Does Greece deserve more debt relief?

The growing consensus in parts of the British Press and global business media is that Greece should be released from much of its US$272 billion sovereign debt in the interests of ending the country's obvious social pains and restoring its economy to health, and by extension preserve the economic equanimity of Europe but is it a wise course of action, given the risks of contagion down the line and the likelihood that Greece will not take on board the absolute necessity for good political and economic governance?

The country's record of financial governance does not inspire optimism. Over the last 200 years Greece has defaulted on its sovereign debt obligations at least five times and the first recorded debt default goes back to the 4th century BC when 13 Greek city states borrowed money from the Temple of Delos, which ended with the temple nursing an 80% loss of principal. Clearly, Greece is a recidivist debt welcher of the first magnitude. Much of this malfeasance derives from the Greek psyche that drives the population to think it is their God-given right to evade taxes at all cost, thus forcing the Government to borrow ever-more huge amounts, which is not then spent honestly and wisely.

In terms of Government spending, for example, pensions are a good case in point. Although the official Greek retirement age is 65 early retirement is widespread and the average age of labour market exit is 62.4 years for men and 60.9 years for women. An OECD 2009 report discusses the early retirement problem in Greece by asserting: "The comparatively lax conditions to qualify for a minimum pension tend to increase incentives for early retirement. Despite their low level minimum pensions they are relatively generous in relation to the contributions paid by their beneficiaries which creates perverse incentives for certain workers to retire early without any reduction in benefits." These perverse incentives for workers to access early retirement schemes even included bizarre cases. For instance, pensions were given by the Greek State to daughters of military officers and various civil servants if they were not married!

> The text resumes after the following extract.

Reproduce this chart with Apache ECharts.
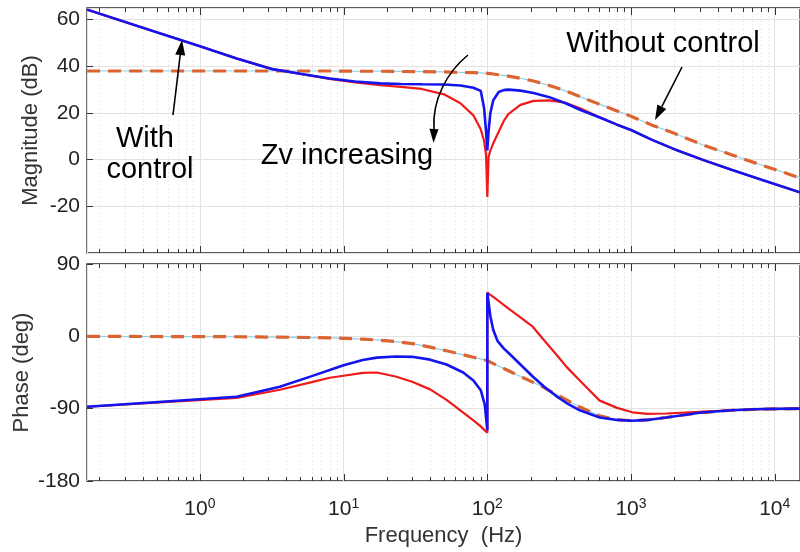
<!DOCTYPE html>
<html><head><meta charset="utf-8">
<script src="https://cdn.jsdelivr.net/npm/echarts@6/dist/echarts.min.js"></script>
<style>html,body{margin:0;padding:0;background:#fff}#c{width:800px;height:552px}</style>
</head><body><div id="c"></div>
<script>
// ---- data (frequency in Hz) ----
const magFreq = [0.164, 0.5, 1, 1.8, 3.2, 5, 8, 12, 18, 25, 35, 50, 65, 80, 90, 95, 98, 100, 102, 105, 110, 120, 130, 140, 170, 210, 270, 350, 450, 600, 800, 1000, 1400, 2000, 3200, 5000, 8000, 15000];
const magBlue = [64.3, 54.6, 48.6, 43.4, 38.8, 36.8, 34.8, 33.5, 32.7, 32.4, 32.3, 32.2, 31.8, 30.8, 29.5, 22, 12, 4, 12, 20, 25.5, 29, 29.8, 30, 29.6, 28.6, 26.8, 24.2, 21.2, 18.2, 15, 12.7, 8.5, 4.5, -0.2, -4.3, -8.5, -14];
const magRed = [64.3, 54.6, 48.6, 43.4, 38.8, 36.7, 34.6, 33.1, 31.9, 31.2, 30.3, 28, 24.2, 19, 13, 8, 2, -16, 1, 4, 7, 12, 16.5, 19.5, 23.5, 25.2, 25.4, 24.4, 21.8, 18.3, 15, 12.7, 8.5, 4.5, -0.2, -4.3, -8.5, -14];
const magNoCtrl = [38, 38, 38, 38, 38, 38, 38, 37.9, 37.9, 37.8, 37.7, 37.6, 37.4, 37.3, 37.2, 37.1, 37.1, 37, 37, 36.9, 36.7, 36.4, 36.1, 35.8, 34.9, 33.7, 31.8, 29.5, 26.8, 23.8, 20.9, 18.6, 14.8, 11.3, 6.2, 2.1, -2.2, -7.8];

const phaseFreq = [0.164, 1.8, 3.6, 6, 8, 10, 13.6, 17, 23, 30, 40, 52, 68, 80, 90, 96, 100, 100, 105, 110, 118, 130, 143, 170, 207, 250, 300, 356, 440, 605, 800, 1020, 1300, 1760, 3000, 5000, 8000, 15000];
const phaseBlue = [-87.6, -75.2, -62.7, -49.5, -42, -36, -29.5, -26.5, -25, -25.5, -29, -35, -45, -55, -67, -85, -117, 54, 25, 8, -6, -15, -22, -35, -50, -63, -74, -83, -92, -101, -104, -105, -104, -101, -95, -92, -90.5, -90];
const phaseRed = [-87.6, -76.5, -66.5, -57, -51.5, -49, -45.5, -45, -50, -56.5, -66, -79, -95, -104.5, -112, -117, -120, 54.5, 51.5, 49, 45, 39, 33.5, 23.5, 12, -5.5, -22, -38, -55, -80, -89, -94.5, -96.5, -96, -94, -92, -90.5, -90];
const phaseNoCtrl = [0, -0.5, -1, -1.5, -2, -2.5, -3.5, -4.5, -6.5, -9, -13.5, -18, -23, -26, -28, -29.5, -30, -30, -32, -34, -36.5, -40, -43.5, -50, -57, -64, -72, -79, -88, -99, -104, -105, -104, -101, -95, -92, -90.5, -90];

const magTicks = [-40, 65, 20];     // min, max, interval
const phaseTicks = [-180, 90, 90];
const freqRange = [0.1637, 15000];
const decadeTicks = [1, 10, 100, 1000, 10000];

// ---- helpers ----
const FONT = 'Liberation Sans, Arial, sans-serif';
const zip = (xs, ys) => xs.map((x, i) => [x, ys[i]]);
const minorFreqs = [];
for (let e = -1; e <= 4; e++) for (let k = 2; k <= 9; k++) {
  const f = k * Math.pow(10, e);
  if (f > freqRange[0] && f < freqRange[1]) minorFreqs.push(f);
}

function tickSeries(idx, yMin, yMax) {
  return {
    type: 'custom', xAxisIndex: idx, yAxisIndex: idx, silent: true, z: 1,
    data: minorFreqs.map(f => [f, 0, 0]).concat(decadeTicks.map(f => [f, 0, 1])),
    renderItem: (params, api) => {
      const f = api.value(0), major = api.value(2) === 1;
      const p1 = api.coord([f, yMax]), p2 = api.coord([f, yMin]);
      const x = Math.round(p1[0]) + 0.5;
      const len = major ? 7 : 4;
      const ch = [
        {type: 'line', shape: {x1: x, y1: p1[1], x2: x, y2: p1[1] + len}, style: {stroke: '#333', lineWidth: 1}},
        {type: 'line', shape: {x1: x, y1: p2[1], x2: x, y2: p2[1] - len}, style: {stroke: '#333', lineWidth: 1}}
      ];
      if (!major) ch.unshift({type: 'line', shape: {x1: x, y1: p1[1], x2: x, y2: p2[1]}, style: {stroke: '#ececec', lineWidth: 1, lineDash: [2, 2]}});
      return {type: 'group', children: ch};
    }
  };
}

function xAxisCfg(gridIndex, showLabels) {
  return {
    type: 'log', logBase: 10, gridIndex, min: freqRange[0], max: freqRange[1],
    axisLine: {show: false}, axisTick: {show: false},
    splitLine: {show: true, lineStyle: {color: '#e2e2e2', width: 1}},
    axisLabel: showLabels ? {
      show: true, margin: 16, showMinLabel: false, showMaxLabel: false, color: '#222',
      formatter: v => '{b|10}{s|' + Math.round(Math.log10(v)) + '}',
      rich: {b: {fontSize: 21, fontFamily: FONT, color: '#222', lineHeight: 25},
             s: {fontSize: 14, fontFamily: FONT, color: '#222', verticalAlign: 'top', lineHeight: 14}}
    } : {show: false},
    name: showLabels ? 'Frequency  (Hz)' : '', nameLocation: 'middle', nameGap: 44,
    nameTextStyle: {fontSize: 22, fontFamily: FONT, color: '#333'}
  };
}

function yAxisCfg(gridIndex, t, name, showMin, showMax, gap) {
  return {
    type: 'value', gridIndex, min: t[0], max: t[1], interval: t[2],
    axisLine: {show: false},
    axisTick: {show: true, inside: true, length: 6, lineStyle: {color: '#333'}},
    splitLine: {show: true, lineStyle: {color: '#e2e2e2', width: 1}},
    axisLabel: {margin: 7, fontSize: 21, fontFamily: FONT, color: '#222', showMinLabel: showMin, showMaxLabel: showMax},
    name, nameLocation: 'middle', nameGap: gap, nameMoveOverlap: false,
    nameTextStyle: {fontSize: 22, fontFamily: FONT, color: '#333'}
  };
}

const C_BLUE = '#1414EE', C_RED = '#F01A1A', C_ORANGE = '#DC6430', C_CYAN = '#8FCFE6';

function lineSeries(name, idx, data, color, width, type, z) {
  return {name, type: 'line', xAxisIndex: idx, yAxisIndex: idx, data, showSymbol: false, symbol: 'none',
    smooth: false, z, lineStyle: {color, width, type}, silent: true, animation: false};
}

function arrowHead(tip, base, half) {
  const dx = tip[0] - base[0], dy = tip[1] - base[1], L = Math.hypot(dx, dy);
  const px = -dy / L * half, py = dx / L * half;
  return {type: 'polygon', z: 100, shape: {points: [tip, [base[0] + px, base[1] + py], [base[0] - px, base[1] - py]]}, style: {fill: '#000'}};
}
function txt(text, x, y) {
  return {type: 'text', z: 100, x, y, style: {text, fontSize: 29, fontFamily: FONT, fill: '#000', align: 'center', verticalAlign: 'middle'}};
}

const chart = echarts.init(document.getElementById('c'), null, {renderer: 'canvas'});
chart.setOption({
  animation: false,
  backgroundColor: '#fff',
  grid: [
    {left: 87, right: 0, top: 8, height: 245, show: true, borderColor: '#262626', borderWidth: 1.3, backgroundColor: '#fff'},
    {left: 87, right: 0, top: 264, height: 217, show: true, borderColor: '#262626', borderWidth: 1.3, backgroundColor: '#fff'}
  ],
  xAxis: [xAxisCfg(0, false), xAxisCfg(1, true)],
  yAxis: [yAxisCfg(0, magTicks, 'Magnitude (dB)', false, false, 45), yAxisCfg(1, phaseTicks, 'Phase (deg)', true, true, 54)],
  series: [
    tickSeries(0, magTicks[0], magTicks[1]),
    tickSeries(1, phaseTicks[0], phaseTicks[1]),
    lineSeries('Without control (base)', 0, zip(magFreq, magNoCtrl), C_CYAN, 1.2, 'solid', 3),
    lineSeries('Without control', 0, zip(magFreq, magNoCtrl), C_ORANGE, 3.2, [13, 8], 4),
    lineSeries('With control (Zv high)', 0, zip(magFreq, magRed), C_RED, 2.2, 'solid', 5),
    lineSeries('With control (Zv low)', 0, zip(magFreq, magBlue), C_BLUE, 2.6, 'solid', 6),
    lineSeries('Without control (base)', 1, zip(phaseFreq, phaseNoCtrl), C_CYAN, 1.2, 'solid', 3),
    lineSeries('Without control', 1, zip(phaseFreq, phaseNoCtrl), C_ORANGE, 3.2, [13, 8], 4),
    lineSeries('With control (Zv high)', 1, zip(phaseFreq, phaseRed), C_RED, 2.2, 'solid', 5),
    lineSeries('With control (Zv low)', 1, zip(phaseFreq, phaseBlue), C_BLUE, 2.6, 'solid', 6)
  ],
  graphic: [
    txt('With', 145, 139),
    txt('control', 150, 170),
    {type: 'line', z: 100, shape: {x1: 173, y1: 115, x2: 180.2, y2: 55}, style: {stroke: '#000', lineWidth: 1.6}},
    arrowHead([182, 40], [180.2, 55], 5),
    txt('Zv increasing', 347, 156),
    {type: 'bezierCurve', z: 100, shape: {x1: 468, y1: 55, x2: 434, y2: 129, cpx1: 447, cpy1: 72, cpx2: 432, cpy2: 100}, style: {stroke: '#000', lineWidth: 1.6, fill: null}},
    arrowHead([433.5, 143], [434, 129], 4.5),
    txt('Without control', 663, 44),
    {type: 'line', z: 100, shape: {x1: 682, y1: 67, x2: 661.8, y2: 106.7}, style: {stroke: '#000', lineWidth: 1.6}},
    arrowHead([655, 120], [661.8, 106.7], 5)
  ]
});
</script>
</body></html>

The ubiquitous tax dodging problem is even more disturbing. Greece has suffered serious weakness in tax collection because of its large shadow economy and the real loss from tax evasion can hardly be calculated. One analysis, however, based on prestigious American institutions, suggests Euro28 billion in lost tax revenue in 2009 just from the self employed.  The highest tax evaders are doctors, lawyers, accountants, engineers, private tutors, artists and journalists.

There is no denying the enormity of the unprecedented shrinkage of the Greek economy, which has shrunk 25%, perhaps the worst in modern times, but neither is there any gainsaying of Greece's colossal economic mismanagement, corruption, cronyism, damaging labour restrictions and ineffectiveness at righting these parlous proclivities, which has brought it to its current parlous state. It is true that Greece has cut bloated pensions and raised taxes but their attempts to institute the bailout conditions from foreign creditors are evidently failing, though it seems that the Greek economy has started to grow again, albeit very feebly.

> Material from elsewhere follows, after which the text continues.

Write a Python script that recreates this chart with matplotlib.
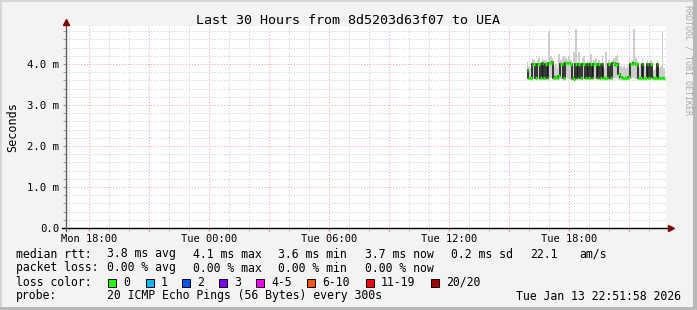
import numpy as np
import matplotlib.pyplot as plt
from matplotlib.ticker import FixedLocator, FuncFormatter
from matplotlib.patches import Rectangle

plt.rcParams['font.family'] = ['DejaVu Sans Mono']

# hours since Mon 00:00, 5 minute steps
t_start = 39.9
step = 5 / 60.0

median_ms = [3.85, 3.65, 3.66, 4.00, 4.00, 3.65, 4.01, 4.00, 3.66, 4.02,
             3.66, 4.00, 3.65, 4.03, 4.02, 4.04, 3.66, 3.68, 3.66, 3.70,
             4.00, 4.00, 3.65, 4.02, 4.03, 4.02, 4.00, 3.65, 3.64, 4.00,
             3.66, 4.00, 3.65, 4.00, 4.01, 3.67, 4.00, 3.66, 4.00, 3.66,
             4.00, 4.00, 3.65, 4.01, 3.66, 4.00, 3.66, 3.65, 3.65, 4.00,
             3.66, 4.02, 4.03, 3.98, 4.00, 3.75, 3.68, 3.66, 3.65, 3.65,
             3.66, 3.68, 4.00, 4.00, 4.02, 4.00, 4.00, 3.66, 3.66, 4.00,
             3.66, 3.66, 4.00, 3.67, 4.00, 3.68, 3.65, 3.66, 4.00, 3.65,
             3.66, 3.66, 3.66]
smoke_hi = [4.05, 3.95, 3.9, 4.15, 4.1, 3.9, 4.1, 4.15, 3.95, 4.15,
            4.1, 4.1, 4.0, 4.8, 4.2, 4.15, 3.95, 4.0, 3.9, 4.25,
            4.1, 4.15, 4.2, 4.15, 4.1, 4.2, 4.1, 3.9, 4.3, 4.85,
            4.0, 4.3, 3.9, 4.15, 4.2, 4.0, 4.1, 4.05, 4.25, 3.95,
            4.1, 4.15, 4.0, 4.1, 4.0, 4.2, 3.9, 4.3, 3.9, 4.1,
            4.0, 4.1, 4.15, 4.2, 4.25, 4.05, 3.95, 3.9, 3.95, 3.9,
            3.95, 4.0, 4.05, 4.1, 4.85, 4.15, 4.1, 3.9, 4.0, 4.15,
            4.0, 3.95, 4.1, 3.95, 4.1, 3.9, 3.85, 3.9, 4.1, 3.9,
            3.95, 4.8, 3.9]
smoke_lo = [3.75, 3.6, 3.6, 3.62, 3.64, 3.6, 3.63, 3.62, 3.6, 3.64,
            3.6, 3.62, 3.6, 3.63, 3.65, 3.66, 3.6, 3.6, 3.6, 3.62,
            3.63, 3.64, 3.6, 3.65, 3.66, 3.64, 3.62, 3.6, 3.58, 3.62,
            3.6, 3.63, 3.6, 3.62, 3.64, 3.6, 3.63, 3.6, 3.62, 3.6,
            3.63, 3.64, 3.6, 3.62, 3.6, 3.63, 3.6, 3.6, 3.6, 3.62,
            3.6, 3.64, 3.66, 3.65, 3.64, 3.62, 3.6, 3.6, 3.6, 3.6,
            3.6, 3.62, 3.64, 3.65, 3.66, 3.64, 3.63, 3.6, 3.6, 3.62,
            3.6, 3.6, 3.63, 3.6, 3.62, 3.6, 3.6, 3.6, 3.62, 3.6,
            3.6, 3.6, 3.6]

tick_hours = [18, 24, 30, 36, 42]
tick_labels = ['Mon 18:00', 'Tue 00:00', 'Tue 06:00', 'Tue 12:00', 'Tue 18:00']

loss_labels = ['0', '1', '2', '3', '4-5', '6-10', '11-19', '20/20']
loss_colors = ['#26ff00', '#00b8ff', '#0059ff', '#7e00ff', '#ff00ff',
               '#ff5500', '#ff0000', '#a10000']

W, H = 697, 310
fig = plt.figure(figsize=(W / 100, H / 100), dpi=100, facecolor='#f3f3f3')

def px(x, y):
    return x / W, 1 - y / H

x0, x1, y0, y1 = 66, 666, 26, 228
ax = fig.add_axes([x0 / W, 1 - y1 / H, (x1 - x0) / W, (y1 - y0) / H])
ax.set_facecolor('white')
ax.set_xlim(16.866, 46.866)
ax.set_ylim(0, 4.927)

n = len(median_ms)
edges = t_start + step * np.arange(n + 1)
lo = smoke_lo + [smoke_lo[-1]]
hi = smoke_hi + [smoke_hi[-1]]
ax.fill_between(edges, lo, hi, step='post', color='#cdcdcd', lw=0, zorder=2)
ax.stairs(median_ms, edges, color='#1a1a1a', lw=1.2, baseline=None, zorder=3)
ax.hlines(median_ms, edges[:-1], edges[1:], color='#26ff00', lw=2.4, zorder=4)

# grid
ax.xaxis.set_major_locator(FixedLocator(np.arange(18, 47, 3)))
ax.xaxis.set_minor_locator(FixedLocator(np.arange(17, 47, 1)))
ax.xaxis.set_major_formatter(FuncFormatter(
    lambda v, p: tick_labels[tick_hours.index(int(round(v)))] if int(round(v)) in tick_hours else ''))
ax.yaxis.set_major_locator(FixedLocator([0, 1, 2, 3, 4]))
ax.yaxis.set_minor_locator(FixedLocator(np.arange(0.2, 4.95, 0.2)))
ax.yaxis.set_major_formatter(FuncFormatter(lambda v, p: '0.0' if v == 0 else f'{v:.1f} m'))
ax.grid(which='major', color='#ff9a9a', linestyle=(0, (1, 2)), lw=0.7, zorder=1)
ax.grid(which='minor', color='#c8c8c8', linestyle=(0, (1, 2)), lw=0.7, zorder=1)
ax.tick_params(axis='x', which='both', length=2, color='#ff8080', labelsize=7.5, pad=2)
ax.tick_params(axis='y', which='both', length=2, color='#909090', labelsize=7.7, pad=3)
ax.set_axisbelow(True)

for s in ['top', 'right', 'bottom', 'left']:
    ax.spines[s].set_visible(False)
ax.plot([-0.006, 1.006], [0, 0], transform=ax.transAxes, color='black', lw=1.0, clip_on=False, zorder=5)
ax.plot([0, 0], [-0.015, 1.015], transform=ax.transAxes, color='#606060', lw=1.0, clip_on=False, zorder=5)
ax.plot([1.008], [0], marker='>', ms=4, color='#7f0000', transform=ax.transAxes, clip_on=False, zorder=6)
ax.plot([0], [1.02], marker='^', ms=4, color='#7f0000', transform=ax.transAxes, clip_on=False, zorder=6)

ax.set_ylabel('Seconds', fontsize=8.5, labelpad=6)

fig.text(*px(348, 20), 'Last 30 Hours from 8d5203d63f07 to UEA', ha='center', va='center', fontsize=9.6)
fig.text(*px(688, 60), 'RRDTOOL / TOBI OETIKER', ha='center', va='center', rotation=270,
         fontsize=6, color='#a8a8a8')

fs = 8.3
row1 = [(16, 'median rtt:'), (107, '3.8 ms avg'), (193, '4.1 ms max'), (278, '3.6 ms min'),
        (365, '3.7 ms now'), (451, '0.2 ms sd'), (530, '22.1'), (579, 'am/s')]
row2 = [(16, 'packet loss:'), (107, '0.00 % avg'), (193, '0.00 % max'),
        (278, '0.00 % min'), (365, '0.00 % now')]
for x, s in row1:
    fig.text(*px(x, 254), s, ha='left', va='center', fontsize=fs)
for x, s in row2:
    fig.text(*px(x, 268), s, ha='left', va='center', fontsize=fs)

fig.text(*px(16, 282), 'loss color:', ha='left', va='center', fontsize=fs)
box_x = [108, 146, 182, 219, 256, 307, 366, 431]
for bx, lab, col in zip(box_x, loss_labels, loss_colors):
    fig.patches.append(Rectangle(px(bx, 287), 8 / W, 8 / H, transform=fig.transFigure,
                                 facecolor=col, edgecolor='black', lw=0.7))
    fig.text(*px(bx + 15, 282), lab, ha='left', va='center', fontsize=fs)

fig.text(*px(16, 296), 'probe:', ha='left', va='center', fontsize=fs)
fig.text(*px(107, 296), '20 ICMP Echo Pings (56 Bytes) every 300s', ha='left', va='center', fontsize=fs)
fig.text(*px(681, 296), 'Tue Jan 13 22:51:58 2026', ha='right', va='center', fontsize=fs)

# frame shading
fig.patches.append(Rectangle((0, 1 - 2 / H), 1, 2 / H, transform=fig.transFigure, facecolor='#d6d6d6', lw=0))
fig.patches.append(Rectangle((0, 0), 2 / W, 1, transform=fig.transFigure, facecolor='#d6d6d6', lw=0))
fig.patches.append(Rectangle((1 - 4 / W, 0), 4 / W, 1, transform=fig.transFigure, facecolor='#b8b8b8', lw=0))
fig.patches.append(Rectangle((0, 0), 1, 3 / H, transform=fig.transFigure, facecolor='#b8b8b8', lw=0))

fig.savefig('out.png', dpi=100, facecolor=fig.get_facecolor())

The public sector suffers substantial integrity gaps in both law and practice. A 2010 report, for instance, showed that only 2% of misbehaved civil servants were subjected to disciplinary procedures. A poor system of tax collection, helped by an opaque tax code, allows individuals and companies to bribe tax inspectors and evade taxes. According to a 2011 survey the cost of bribing tax inspectors to "arrange" tax audit activities is reported to range from Euro 100 to Euro 20,000. In such a climate as this it is hardly surprising that Greece is the lowest scored country in Europe for corruption in 2013. A global corruption index of 176 countries placed Greece at 94th position, with one being the cleanest and the 176th the foulest.

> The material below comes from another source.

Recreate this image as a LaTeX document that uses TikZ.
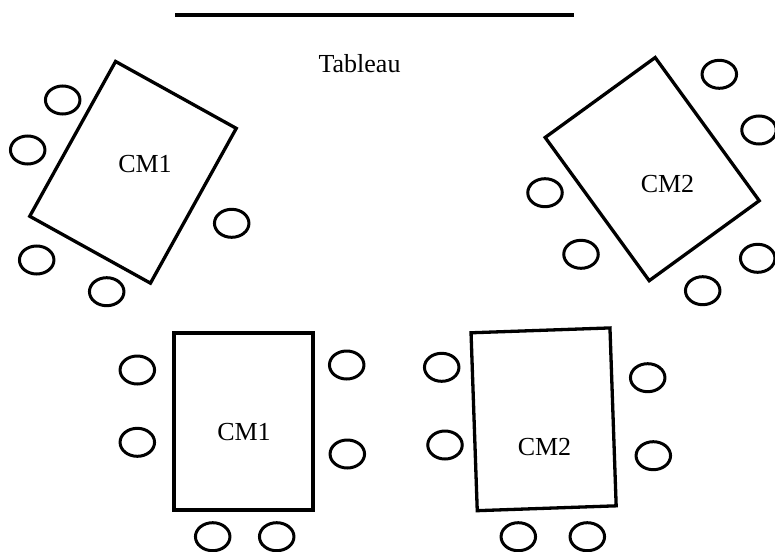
\documentclass[tikz,border=0pt]{standalone}
\usepackage{fontspec}
\setmainfont{Liberation Serif}
\usetikzlibrary{shapes.geometric}
\begin{document}
\begin{tikzpicture}[x=1pt,y=-1pt,
  tablebox/.style={draw,line width=3.3pt,rectangle,inner sep=0pt,minimum width=138pt,minimum height=177pt},
  chair/.style={draw,line width=3pt,ellipse,inner sep=0pt,minimum width=34.5pt,minimum height=28pt},
  lbl/.style={font=\fontsize{26}{30}\selectfont,inner sep=0pt,anchor=base}]
\useasboundingbox (0,0) rectangle (775,551);
% board
\coordinate (b1) at (175,15);
\coordinate (b2) at (574,15);
\draw[line width=3.6pt] (b1) -- (b2);
\node[lbl] (tab) at (359.5,72) {Tableau};
% top-left table
\node[tablebox,rotate=-29] (t1) at (133,172.3) {};
\node[lbl] (l1) at (145,172) {CM1};
\node[chair] (c11) at (62.7,100) {};
\node[chair] (c12) at (27.7,150) {};
\node[chair] (c13) at (231.7,223.3) {};
\node[chair] (c14) at (36.7,260) {};
\node[chair] (c15) at (106.7,291.7) {};
% top-right table
\node[tablebox,rotate=36,minimum width=136pt] (t2) at (652.2,169.1) {};
\node[lbl] (l2) at (667.5,192) {CM2};
\node[chair] (c21) at (719.3,74.3) {};
\node[chair] (c22) at (759,130) {};
\node[chair] (c23) at (545,192.7) {};
\node[chair] (c24) at (581,254.3) {};
\node[chair] (c25) at (757.7,258.3) {};
\node[chair] (c26) at (702.7,290.7) {};
% bottom-left table
\node[tablebox,minimum width=139pt] (t3) at (243.5,421.5) {};
\node[lbl] (l3) at (244,440) {CM1};
\node[chair] (c31) at (137.3,370) {};
\node[chair] (c32) at (137.3,442.3) {};
\node[chair] (c33) at (346.7,365) {};
\node[chair] (c34) at (347.3,454) {};
\node[chair] (c35) at (212.7,536.7) {};
\node[chair] (c36) at (276.7,536.7) {};
% bottom-right table
\node[tablebox,rotate=2,minimum width=139pt,minimum height=178pt] (t4) at (543.6,419.3) {};
\node[lbl] (l4) at (544.5,455) {CM2};
\node[chair] (c41) at (441.7,367.3) {};
\node[chair] (c42) at (445,445) {};
\node[chair] (c43) at (647.7,377.7) {};
\node[chair] (c44) at (653.3,455.7) {};
\node[chair] (c45) at (518.3,536.7) {};
\node[chair] (c46) at (587.3,536.7) {};
\end{tikzpicture}
\end{document}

In support for the case to forgive a significant slice of Greek sovereign debt, perhaps one third to a half, the point is made that there are plenty of historical precedents for relief on such a scale. Most notably, Germany is cited after World War 2, when in 1953 Germany's creditors recognized that full payment of the country's debts would make revival harder and could destabilize all Europe. Consequently the creditors wrote off half of Germany's debts and made the rest contingent on economic performance. Such debt relief was in all parties' best interests but the comparison of Greece today with Germany after World War 2 is a crass one. The fact is, Germany's industries were shattered, its cities laid waste by war, and given its pre-war position in Europe as an economic power house it was absolutely essential to help Germany back to health. Germany's post war recovery proved an economic miracle, not least because of its business drive from a people imbued with an industrious spirit and respect for clean government and economic good governance. Those key attributes are still lacking in Greece, and without them any more debt relief on top of the billions of Euros already written off by private creditors and banks, would almost certainly be throwing more good money after bad.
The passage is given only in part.